Stabilisatie van het aantal reeën in het Zoniënwoud
Na een periode van daling is het aantal getelde reeën gestabiliseerd
De populatie reeën in het Zoniënwoud wordt sinds 2008 jaarlijks gemonitord. De gebruikte methode is de KI: de kilometerindex, die informatie geeft over het aantal waargenomen reeën. De monitoring en gegevensanalyse maakt deel uit van een intergewestelijke samenwerking en werd toevertrouwd aan de vzw Wildlife and Man, waarin DEMNA (een studiedienst van het Waalse Gewest) en het INBO (Instituut voor Natuur- en Bosonderzoek, de onderzoeksinstelling van het Vlaamse Gewest) samenwerken. Eenmaal per jaar verzamelen ze veldgegevens (waarnemingen van reeën op de verschillende parcours) tijdens een gezamenlijke campagne, georganiseerd door de bosbouwdiensten van de 3 gewesten.

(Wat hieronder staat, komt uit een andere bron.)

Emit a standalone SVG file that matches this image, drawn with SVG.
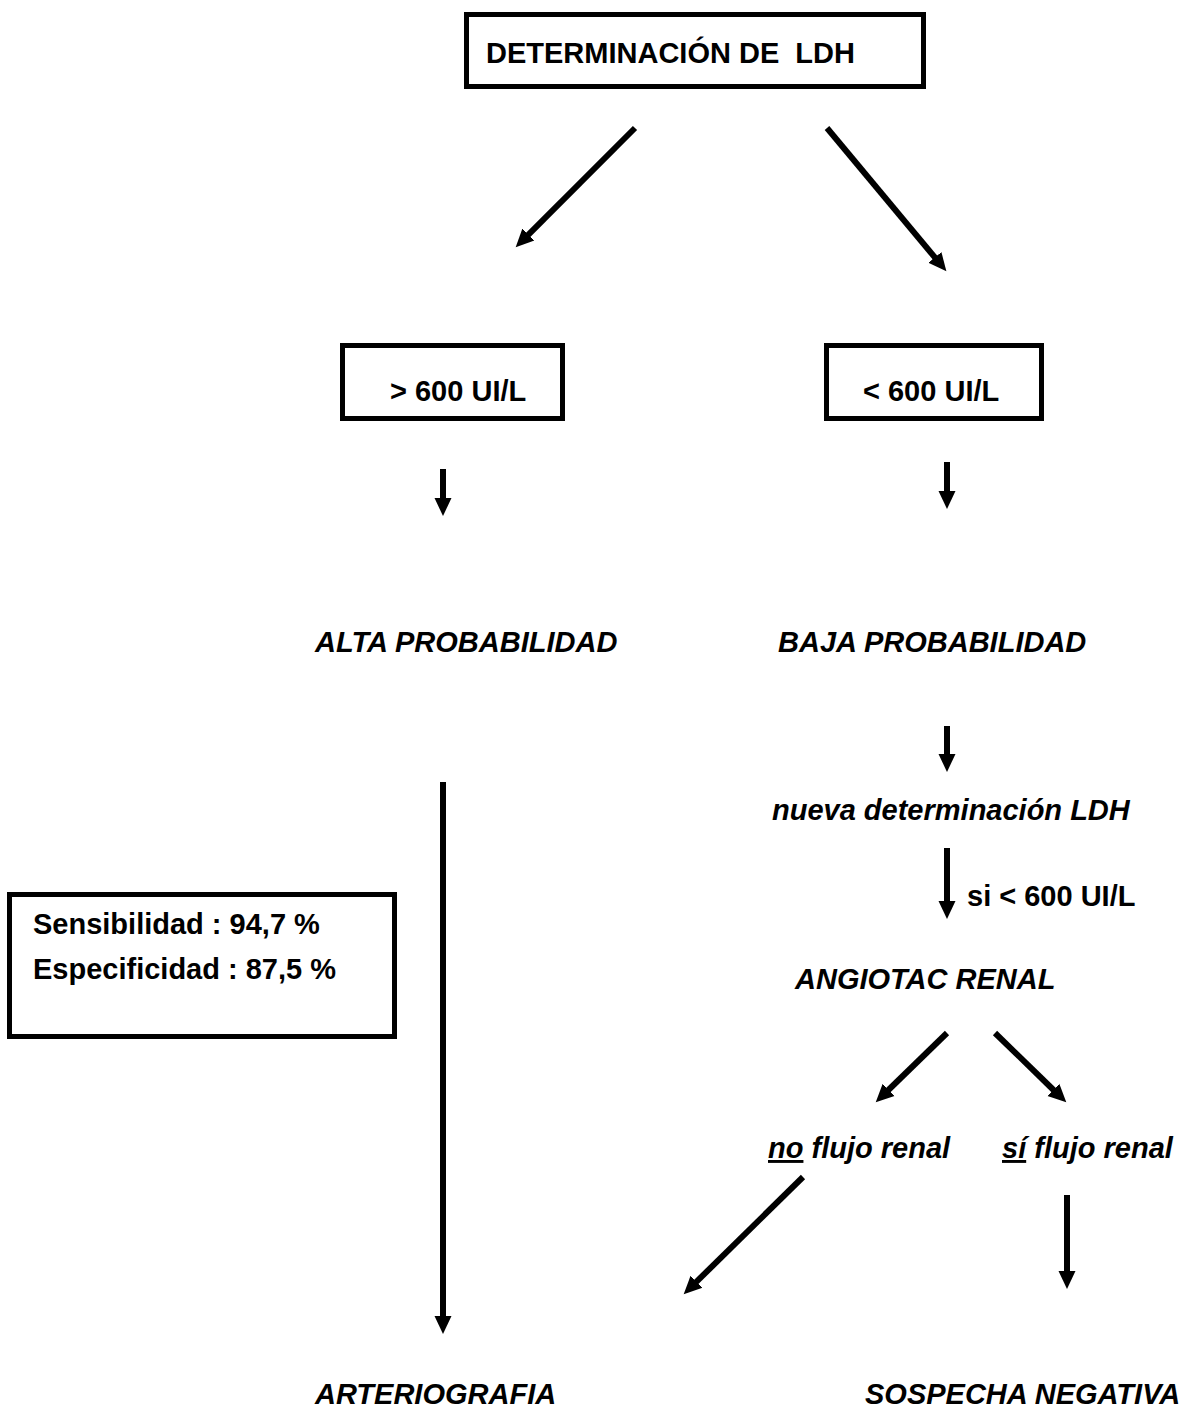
<svg xmlns="http://www.w3.org/2000/svg" width="1190" height="1415" viewBox="0 0 1190 1415">
<style>
.box{fill:#fff;stroke:#000;stroke-width:5}
.t{font-family:"Liberation Sans",Arial,sans-serif;font-weight:bold;font-size:29px;fill:#000}
.i{font-style:italic}
.c{fill:none;stroke:#000;stroke-width:6}
.u{text-decoration:underline}
</style>
<defs>
<marker id="ah" markerUnits="userSpaceOnUse" markerWidth="22" markerHeight="22" viewBox="0 -11 22 22" refX="1" refY="0" orient="auto">
<path d="M0,-8.5 L18,0 L0,8.5 Z" fill="#000"/>
</marker>
</defs>
<rect width="1190" height="1415" fill="#fff"/>
<g id="connectors">
<line class="c" x1="635" y1="128" x2="527.7" y2="235.3" marker-end="url(#ah)"/>
<line class="c" x1="827" y1="128" x2="935.5" y2="258.2" marker-end="url(#ah)"/>
<line class="c" x1="443" y1="469" x2="443" y2="499" marker-end="url(#ah)"/>
<line class="c" x1="947" y1="462" x2="947" y2="492" marker-end="url(#ah)"/>
<line class="c" x1="947" y1="726" x2="947" y2="755" marker-end="url(#ah)"/>
<line class="c" x1="947" y1="848" x2="947" y2="902" marker-end="url(#ah)"/>
<line class="c" x1="947" y1="1033" x2="887.9" y2="1090.5" marker-end="url(#ah)"/>
<line class="c" x1="995" y1="1033" x2="1054.1" y2="1090.5" marker-end="url(#ah)"/>
<line class="c" x1="803" y1="1177" x2="695.8" y2="1282.4" marker-end="url(#ah)"/>
<line class="c" x1="1067" y1="1195" x2="1067" y2="1272" marker-end="url(#ah)"/>
<line class="c" x1="443" y1="782" x2="443" y2="1317" marker-end="url(#ah)"/>
</g>
<g id="n-ldh">
<rect class="box" x="466.5" y="14.5" width="457" height="72"/>
<text class="t" x="486" y="63" style="white-space:pre">DETERMINACIÓN DE  LDH</text>
</g>
<g id="n-mayor">
<rect class="box" x="342.5" y="345.5" width="220" height="73"/>
<text class="t" x="390" y="401">&gt; 600 UI/L</text>
</g>
<g id="n-menor">
<rect class="box" x="826.5" y="345.5" width="215" height="73"/>
<text class="t" x="863" y="401">&lt; 600 UI/L</text>
</g>
<g id="n-alta">
<text class="t i" x="315" y="652">ALTA PROBABILIDAD</text>
</g>
<g id="n-baja">
<text class="t i" x="778" y="652">BAJA PROBABILIDAD</text>
</g>
<g id="n-nueva">
<text class="t i" x="772" y="820">nueva determinación LDH</text>
</g>
<g id="l-si">
<text class="t" x="967" y="906">si &lt; 600 UI/L</text>
</g>
<g id="n-angiotac">
<text class="t i" x="795" y="989">ANGIOTAC RENAL</text>
</g>
<g id="n-noflujo">
<text class="t i" x="768" y="1158"><tspan class="u">no</tspan> flujo renal</text>
</g>
<g id="n-siflujo">
<text class="t i" x="1002" y="1158"><tspan class="u">sí</tspan> flujo renal</text>
</g>
<g id="n-stats">
<rect class="box" x="9.5" y="894.5" width="385" height="142"/>
<text class="t" x="33" y="934">Sensibilidad : 94,7 %</text>
<text class="t" x="33" y="979">Especificidad : 87,5 %</text>
</g>
<g id="n-arterio">
<text class="t i" x="315" y="1404">ARTERIOGRAFIA</text>
</g>
<g id="n-sospecha">
<text class="t i" x="865" y="1404">SOSPECHA NEGATIVA</text>
</g>
</svg>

Terwijl het gemiddelde KI van 2008 tot 2013 rond de 1,07 reeën/km schommelde, daalde de index tussen 2017 en 2023 tot slechts 0,6 reeën/km, wat een duidelijke daling van de populatie markeert. In 2024 ligt de gemiddelde waarde (0,6) op een vergelijkbaar niveau als in de periode 2014-2023. Er is dus een nieuw evenwicht bereikt.
Hoe is de daling van het aantal reeën sinds 2014 te verklaren?
Er worden mogelijkheden onderzocht om de potentiële oorzaken van de demografische achteruitgang te begrijpen.
Op basis van hun waarnemingen en tellingen hebben wetenschappers en bosbouwdiensten bepaalde mogelijke oorzaken voor de afname van de reeënpopulatie kunnen vaststellen:
Een daling van het voortplantingspercentage, een stijging van het sterftecijfer en/of emigratie. Een hogere sterfte zou veroorzaakt kunnen worden door meer predatie en aanvallen van zwerfhonden.
Recreatiedruk, waardoor reeën minder ruimte nodig hebben en hun gedrag verandert (honden die niet aan de leidband worden gehouden en het publiek dat zich buiten de bewegwijzerde wandelpaden begeeft).
Goed om te weten
Fotografische monitoring is een van de protocollen die worden gebruikt om reeën te observeren. Ten eerste stelt het ons in staat om het gedrag van reeën te bestuderen, dat volgens de eerste resultaten verschilt van een populatie die niet onderhevig is aan menselijke druk. Ten tweede verschaft het ons informatie over de aanwezigheid en verspreiding van vossen en wilde zwijnen (potentiële roofdieren). Het doel is om de data van dit onderzoek te vergelijken met data van andere onderzoekslocaties die op dezelfde manier worden gemonitord.